Milkman Matty
05/08/2021

Checksums are a great tool to verify that the file you have received from the server is the same as the file on the server. They can be used for many things of course, after all checksums are just the result of a cryptographic hash function, but the main reason for their existence is verification.

So download a file, generate a checksum and check that the file on the server has the same checksum - that's the basics. If the checksum is the same then you can be sure that you have the entire file, the file hasn't been corrupted in transit and that you haven't downloaded some other file (via bait-and-switch or possibly other nefarious means).

The process above is a bit high-level though, lets dive a little deeper into the nitty-gritty. There are two things to keep in mind when generating checksums:

1. Filesize can have performance concerns. There's no way to know how each checksum generator will load a given file into memory. It might read the entire file into memory before calculating the checksum, or it might stream the file in blocks of 1GiB, 1MiB or even 1KiB. If the file being checksumed is multiple GiB's in size then performance can take a huge hit and possibly even result in thrashing. Similarly the smaller the block-size for streamed files, the longer the operation will take. This can lead to a checksum taking 20 minutes or longer.

2. Ensure that the algorithm used by both parties is the same. For instance if the file on server has a checksum generated in SHA-256 then when you generate your local checksum it must also use SHA-256 otherwise the checksums will be completely different.

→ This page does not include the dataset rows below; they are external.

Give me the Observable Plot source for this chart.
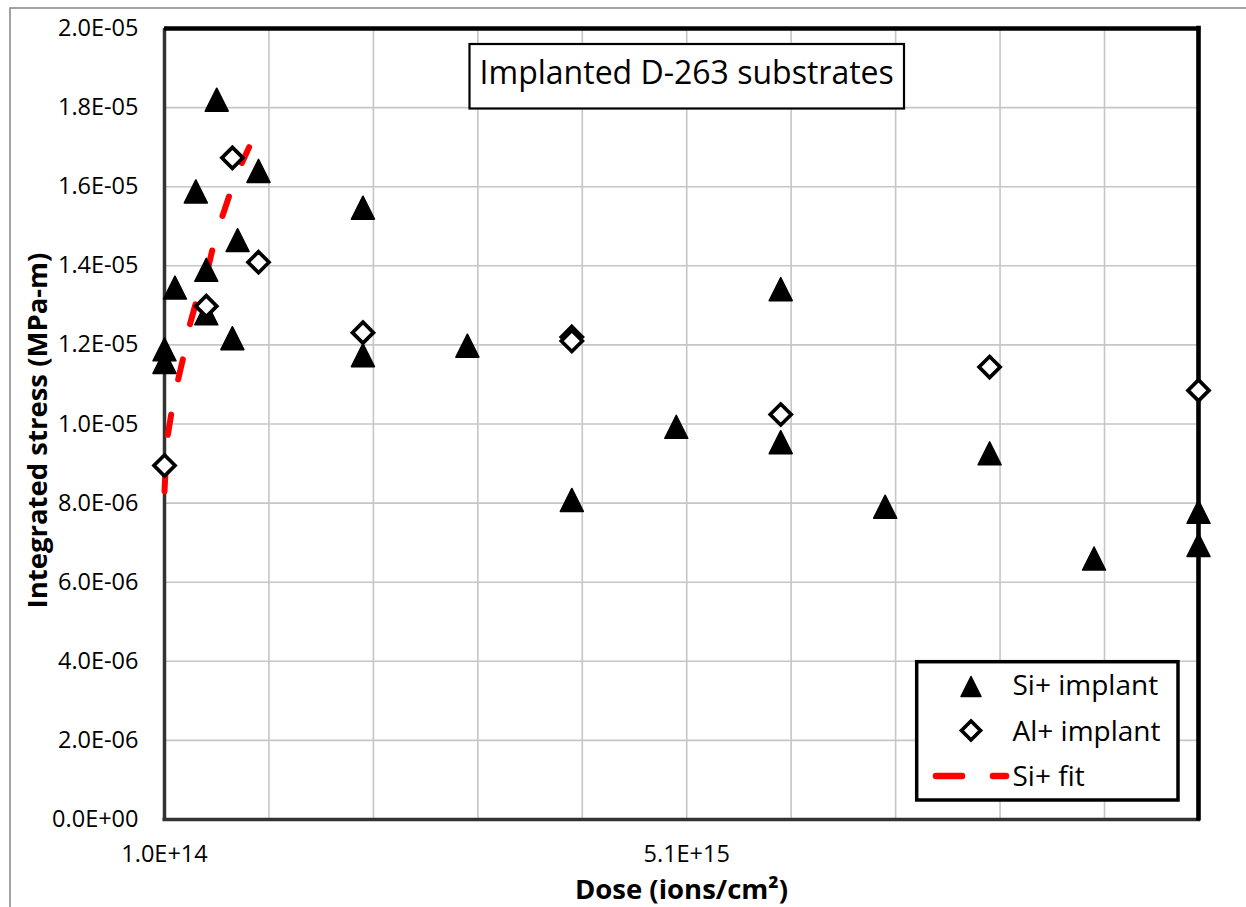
<!DOCTYPE html>
<html>
<head>
<meta charset="utf-8">
<script src="https://cdn.jsdelivr.net/npm/d3@7"></script>
<script src="https://cdn.jsdelivr.net/npm/@observablehq/plot@0.6"></script>
<style>
  html, body { margin: 0; padding: 0; background: #fff; overflow: hidden; }
  #chart svg { display: block; overflow: hidden; }
</style>
</head>
<body>
<div id="chart"></div>
<script>
// Si+ implanted samples: dose (ions/cm²) and integrated stress (MPa-m)
const siDose = [1e14, 1e14, 2e14, 4e14, 6e14, 5e14, 5e14, 8e14, 7.5e14, 1e15, 2e15, 2e15,
                3e15, 4e15, 5e15, 6e15, 6e15, 7e15, 8e15, 9e15, 1e16, 1e16];
const siStress = [1.189e-5, 1.157e-5, 1.345e-5, 1.588e-5, 1.82e-5, 1.39e-5, 1.28e-5, 1.465e-5, 1.217e-5, 1.64e-5, 1.547e-5, 1.174e-5,
                  1.198e-5, 8.08e-6, 9.93e-6, 1.341e-5, 9.54e-6, 7.91e-6, 9.26e-6, 6.6e-6, 7.78e-6, 6.94e-6];

// Al+ implanted samples
const alDose = [1e14, 5e14, 7.5e14, 1e15, 2e15, 4e15, 4e15, 6e15, 8e15, 1e16];
const alStress = [8.95e-6, 1.298e-5, 1.673e-5, 1.409e-5, 1.231e-5, 1.22e-5, 1.21e-5, 1.024e-5, 1.144e-5, 1.085e-5];

// Si+ fit curve over the low-dose range
const fitDose = [1.0e14, 1.24e14, 1.67e14, 2.22e14, 2.79e14, 3.33e14, 3.97e14, 5.09e14, 5.57e14, 6.36e14, 7.16e14, 8.18e14, 9.1e14];
const fitStress = [8.3e-6, 9.59e-6, 1.029e-5, 1.103e-5, 1.167e-5, 1.242e-5, 1.303e-5, 1.385e-5, 1.439e-5, 1.511e-5, 1.574e-5, 1.647e-5, 1.70e-5];

// Axis ticks and gridlines
const yTicks = [0, 2e-6, 4e-6, 6e-6, 8e-6, 1e-5, 1.2e-5, 1.4e-5, 1.6e-5, 1.8e-5, 2e-5];
const xGridDose = [1.1e15, 2.1e15, 3.1e15, 4.1e15, 5.1e15, 6.1e15, 7.1e15, 8.1e15, 9.1e15];
const xLabelDose = [1e14, 5.1e15];
const xDomain = [1e14, 1e16];
const yDomain = [0, 2e-5];

// Text
const seriesNames = ["Si+ implant", "Al+ implant", "Si+ fit"];
const chartTitle = "Implanted D-263 substrates";
const xTitle = "Dose (ions/cm²)";
const yTitle = "Integrated stress (MPa-m)";

// Spreadsheet-style scientific notation: 2.0E-05
const sci = v => {
  const [m, e] = v.toExponential(1).split("e");
  return `${m}E${e[0]}${e.slice(1).padStart(2, "0")}`;
};

// Marker shapes (size = πr²)
const triangle = {
  draw(ctx, size) {
    const r = Math.sqrt(size / Math.PI);
    ctx.moveTo(0, -r); ctx.lineTo(r, r); ctx.lineTo(-r, r); ctx.closePath();
  }
};
const diamond = {
  draw(ctx, size) {
    const r = Math.sqrt(size / Math.PI);
    ctx.moveTo(0, -r); ctx.lineTo(r, 0); ctx.lineTo(0, r); ctx.lineTo(-r, 0); ctx.closePath();
  }
};

const siData = siDose.map((d, i) => ({dose: d, stress: siStress[i]}));
const alData = alDose.map((d, i) => ({dose: d, stress: alStress[i]}));
const fitData = fitDose.map((d, i) => ({dose: d, stress: fitStress[i]}));

const font = "'Open Sans', sans-serif";
const gridColor = "#c6c6c6";

const chart = Plot.plot({
  width: 1246,
  height: 907,
  marginLeft: 164,
  marginRight: 48,
  marginTop: 28,
  marginBottom: 88,
  style: {fontFamily: font, fontSize: "23.5px", background: "#fff", color: "#000"},
  x: {type: "linear", domain: xDomain},
  y: {type: "linear", domain: yDomain},
  marks: [
    Plot.gridX(xGridDose, {stroke: gridColor, strokeOpacity: 1, strokeWidth: 1.6}),
    Plot.gridY(yTicks, {stroke: gridColor, strokeOpacity: 1, strokeWidth: 1.6}),
    Plot.axisY(yTicks, {tickSize: 0, tickPadding: 26, tickFormat: sci, fontSize: 23.5, label: null}),
    Plot.axisX(xLabelDose, {tickSize: 0, tickPadding: 26, tickFormat: sci, fontSize: 23.5, label: null}),
    // plot area frame: dark left/bottom axes, heavy black top/right border
    Plot.ruleX([xDomain[0]], {stroke: "#333", strokeWidth: 3.5, insetBottom: -1.5}),
    Plot.ruleY([yDomain[0]], {stroke: "#333", strokeWidth: 3.5, insetLeft: -1.5, insetRight: -2}),
    Plot.ruleY([yDomain[1]], {stroke: "#000", strokeWidth: 4.6, insetRight: -2.3}),
    Plot.ruleX([xDomain[1]], {stroke: "#000", strokeWidth: 4.6, insetTop: -2.3, insetBottom: -1.5}),
    // fit line
    Plot.line(fitData, {x: "dose", y: "stress", stroke: "#ff0000", strokeWidth: 6,
      strokeDasharray: "20.5,36", strokeLinecap: "round", strokeLinejoin: "round"}),
    // measurements
    Plot.dot(siData, {x: "dose", y: "stress", symbol: triangle, r: 11.5, fill: "#000",
      stroke: "#000", strokeWidth: 1.5, strokeLinejoin: "round"}),
    Plot.dot(alData, {x: "dose", y: "stress", symbol: diamond, r: 10.5, fill: "#fff",
      stroke: "#000", strokeWidth: 3.7, strokeLinejoin: "miter"})
  ]
});

document.getElementById("chart").appendChild(chart);

const svg = d3.select(chart);

// outer chart-area border
svg.insert("rect", ":first-child")
  .attr("x", 10).attr("y", 8).attr("width", 1260).attr("height", 940)
  .attr("fill", "none").attr("stroke", "#8c8c8c").attr("stroke-width", 1.6);

// chart title box
const tg = svg.append("g");
tg.append("rect")
  .attr("x", 469.5).attr("y", 44).attr("width", 434.5).attr("height", 64.5)
  .attr("fill", "#fff").attr("stroke", "#000").attr("stroke-width", 2.2);
tg.append("text")
  .attr("x", 686.7).attr("y", 83.5).attr("text-anchor", "middle")
  .attr("font-family", font).attr("font-size", 32).attr("fill", "#000")
  .text(chartTitle);

// axis titles
svg.append("text")
  .attr("x", 681.5).attr("y", 899).attr("text-anchor", "middle")
  .attr("font-family", font).attr("font-size", 27.5).attr("font-weight", "bold").attr("fill", "#000")
  .text(xTitle);
svg.append("text")
  .attr("transform", "translate(46.5,430.5) rotate(-90)").attr("text-anchor", "middle")
  .attr("font-family", font).attr("font-size", 27.5).attr("font-weight", "bold").attr("fill", "#000")
  .text(yTitle);

// legend
const lg = svg.append("g");
lg.append("rect")
  .attr("x", 916.7).attr("y", 661.7).attr("width", 261.3).attr("height", 138.3)
  .attr("fill", "#fff").attr("stroke", "#000").attr("stroke-width", 3.5);
const sym = (type, r) => d3.symbol().type(type).size(Math.PI * r * r)();
lg.append("path").attr("d", sym(triangle, 10)).attr("transform", "translate(971,686.5)")
  .attr("fill", "#000").attr("stroke", "#000").attr("stroke-width", 1.5).attr("stroke-linejoin", "round");
lg.append("path").attr("d", sym(diamond, 9.5)).attr("transform", "translate(971,730.5)")
  .attr("fill", "#fff").attr("stroke", "#000").attr("stroke-width", 3.7);
lg.append("line")
  .attr("x1", 936).attr("x2", 1006).attr("y1", 776).attr("y2", 776)
  .attr("stroke", "#ff0000").attr("stroke-width", 6.5).attr("stroke-linecap", "round")
  .attr("stroke-dasharray", "26,31");
const baselines = [695, 740.5, 786];
seriesNames.forEach((name, i) => {
  lg.append("text")
    .attr("x", 1012.5).attr("y", baselines[i]).attr("text-anchor", "start")
    .attr("font-family", font).attr("font-size", 28).attr("fill", "#000")
    .text(name);
});
</script>
</body>
</html>
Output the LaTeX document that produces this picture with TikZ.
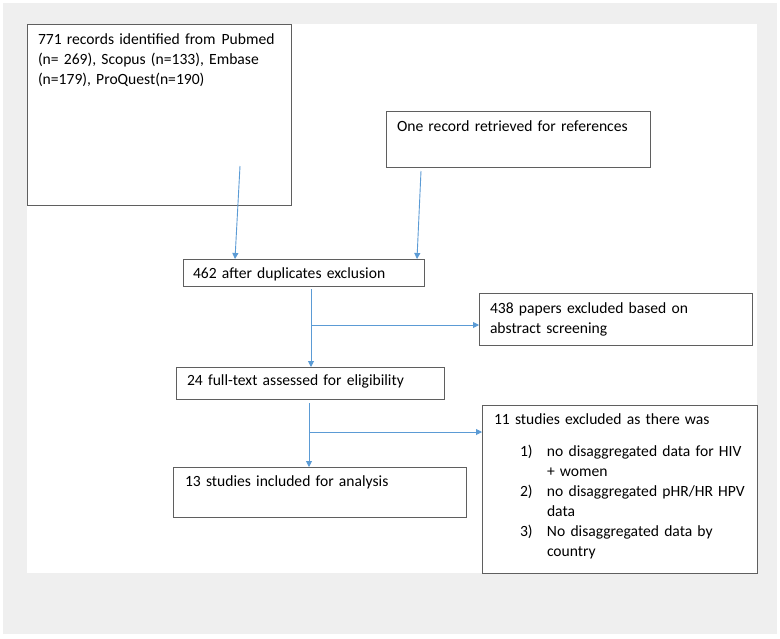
\documentclass[tikz,border=0pt]{standalone}
\usepackage{fontspec}
\setmainfont{Carlito}
\usepackage{tikz}
\usetikzlibrary{arrows.meta, calc, positioning}
\definecolor{framegray}{HTML}{EFEFEF}
\definecolor{boxgray}{HTML}{5F5F5F}
\definecolor{flowblue}{HTML}{5B9BD5}

\begin{document}
\begin{tikzpicture}[
    x=1pt, y=-1pt,
    box/.style={draw=boxgray, line width=0.9pt, anchor=north west, align=left, inner ysep=0pt, outer sep=0pt, font=\fontsize{15.6pt}{20pt}\selectfont},
    flow/.style={draw=flowblue, line width=0.9pt, -{Triangle[length=6pt,width=6pt]}}
]

% page frame
\fill[white] (0,0) rectangle (780,638);
\fill[framegray] (3,3) rectangle (777,634);
\fill[white] (27,24) rectangle (757,573);
\useasboundingbox (0,0) rectangle (780,638);

\node[box, inner xsep=11pt, text width=242pt, text height=20.5pt, text depth=160.5pt] (records) at (27,24) {771 records identified from\hspace{6pt}Pubmed\\(n= 269), Scopus (n=133), Embase\\(n=179), ProQuest(n=190)};
\node[box, inner xsep=11pt, text width=242pt, text height=20.5pt, text depth=35.5pt] (oneref) at (386,111) {One record retrieved for references};
\node[box, inner xsep=10pt, text width=221pt, text height=19.5pt, text depth=7.5pt] (dedup) at (183,259) {462 after duplicates exclusion};
\node[box, inner xsep=11pt, text width=251pt, text height=20.5pt, text depth=31.5pt] (abstract) at (479,293) {438 papers excluded based on\\abstract screening};
\node[box, inner xsep=11pt, text width=246pt, text height=18.5pt, text depth=13.5pt] (fulltext) at (176,367) {24 full-text assessed for eligibility};
\node[box, inner xsep=12pt, text width=251pt, text height=19.5pt, text depth=148.5pt] (excluded) at (482,405) {11 studies excluded as there was\\[12pt]
    \hspace*{26pt}\makebox[27pt][l]{1)}no disaggregated data for HIV\\
    \hspace*{53pt}+ women\\
    \hspace*{26pt}\makebox[27pt][l]{2)}no disaggregated pHR/HR HPV\\
    \hspace*{53pt}data\\
    \hspace*{26pt}\makebox[27pt][l]{3)}No disaggregated data by\\
    \hspace*{53pt}country};
\node[box, inner xsep=12pt, text width=269pt, text height=19.5pt, text depth=30.5pt] (included) at (173,467) {13 studies included for analysis};

% connectors
\draw[flow] ($(records.south west)+(213,-39)$) -- ($(dedup.north west)+(52,0)$);
\draw[flow] ($(oneref.south west)+(35,4)$) -- ($(dedup.north east)+(-7,0)$);

\coordinate (t1) at ($(dedup.south west)+(128,3)$);
\coordinate (b1) at ($(t1)+(0,36)$);
\draw[flow] (t1) -- (t1 |- fulltext.north);
\draw[flow] (b1) -- (b1 -| abstract.west);

\coordinate (t2) at ($(fulltext.south west)+(133,4)$);
\coordinate (b2) at ($(t2)+(0,29)$);
\draw[flow] (t2) -- (t2 |- included.north);
\draw[flow] (b2) -- (b2 -| excluded.west);

\end{tikzpicture}
\end{document}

The former point became particularly important in a recent electron app I was developing. Reading in a file is pretty straight forward in Electron:


const fs = require('fs')

try {
  const data = fs.readFileSync('/Users/joe/test.txt', 'utf8')
  console.log(data)
} catch (err) {
  console.error(err)
}

That's taken from Reading files with Node.js, which is a great resource. However on the same webpage they also state:

"Both fs.readFile() and fs.readFileSync() read the full content of the file in memory before returning the data.
This means that big files are going to have a major impact on your memory consumption and speed of execution of the program.
In this case, a better option is to read the file content using streams."

Well that rules out the two fs.readFile* methods from use. Attempting to use either of those methods on a 10GiB file could very easily topple under-provisioned systems. That leaves, as suggested, only the streaming option left - an easy choice that solves the problem of filesize performance concerns.

Next step is to settle on an algorithm. The server in my case used SHA-256 which dictates that I needed to use SHA-256 in my app. A quick search on github found js-sha256 which has everything I need:

1. Can compute SHA-256 hashes.

2. The algorithm can be added to progressively before computing the hash.

3. I didn't write it. I really didn't want to write my own cryptographic hashing function.

A quick import of that library and most of the heavily lifting is done:

//Typescript
import { sha256 } from 'js-sha256'; //External lib
import fs from "fs";

// For my scenario 10 MB, but can be anything
let SIZE_CHECKSUM = 10 * Math.pow(1024, 2);

const GetChecksum = async (size: number, fd: number):
    Promise<string> => {
    let algorithm = sha256.create();
	
    //The total amount of SIZE_CHECKSUM "chunks"
    let totalChunks = Math.ceil(size / SIZE_CHECKSUM);

    for (let chunkCount = 0; chunkCount < totalChunks; ++chunkCount) {
        const start = chunkCount * SIZE_CHECKSUM;
		
        //The last chunk is almost certainly not going to be completely full of data
        //In this case grab as much as there is.
        //Otherwise use SIZE_CHECKSUM for all non-last chunks
        const nextChunk = size - start < SIZE_CHECKSUM ? size - start : SIZE_CHECKSUM;
		
        const buffer = Buffer.alloc(nextChunk);
		
        //Read the file bytes into the buffer
        fs.readSync(
            fd,
            buffer,
            0,
            nextChunk,
            start
        );
		
        //update the algorithm with the buffer data.
        algorithm.update(buffer);
    }

    //After the entire file has been piece-fed into the algorithm, calculate the hash
    return new Promise<string>((resolve) => resolve(algorithm.hex()));
}

export default GetChecksum;

Based on a StackOverflow answer by swapnil.

Figuring out the size of SIZE_CHECKSUM is project dependent. The larger the chunk size the faster the operation completes - assuming the system is provisioned enough which is a big assumption. If this was the case then there would be no reason for streaming the file in chunks at all.

So then it becomes a balancing act of picking a size large enough to not impact the speed of the process, while being small enough to not impact the performance of the computer that the app is running on.

Once the checksum is computed its just a simple case of comparing the two hashes and ensuring that they are the same.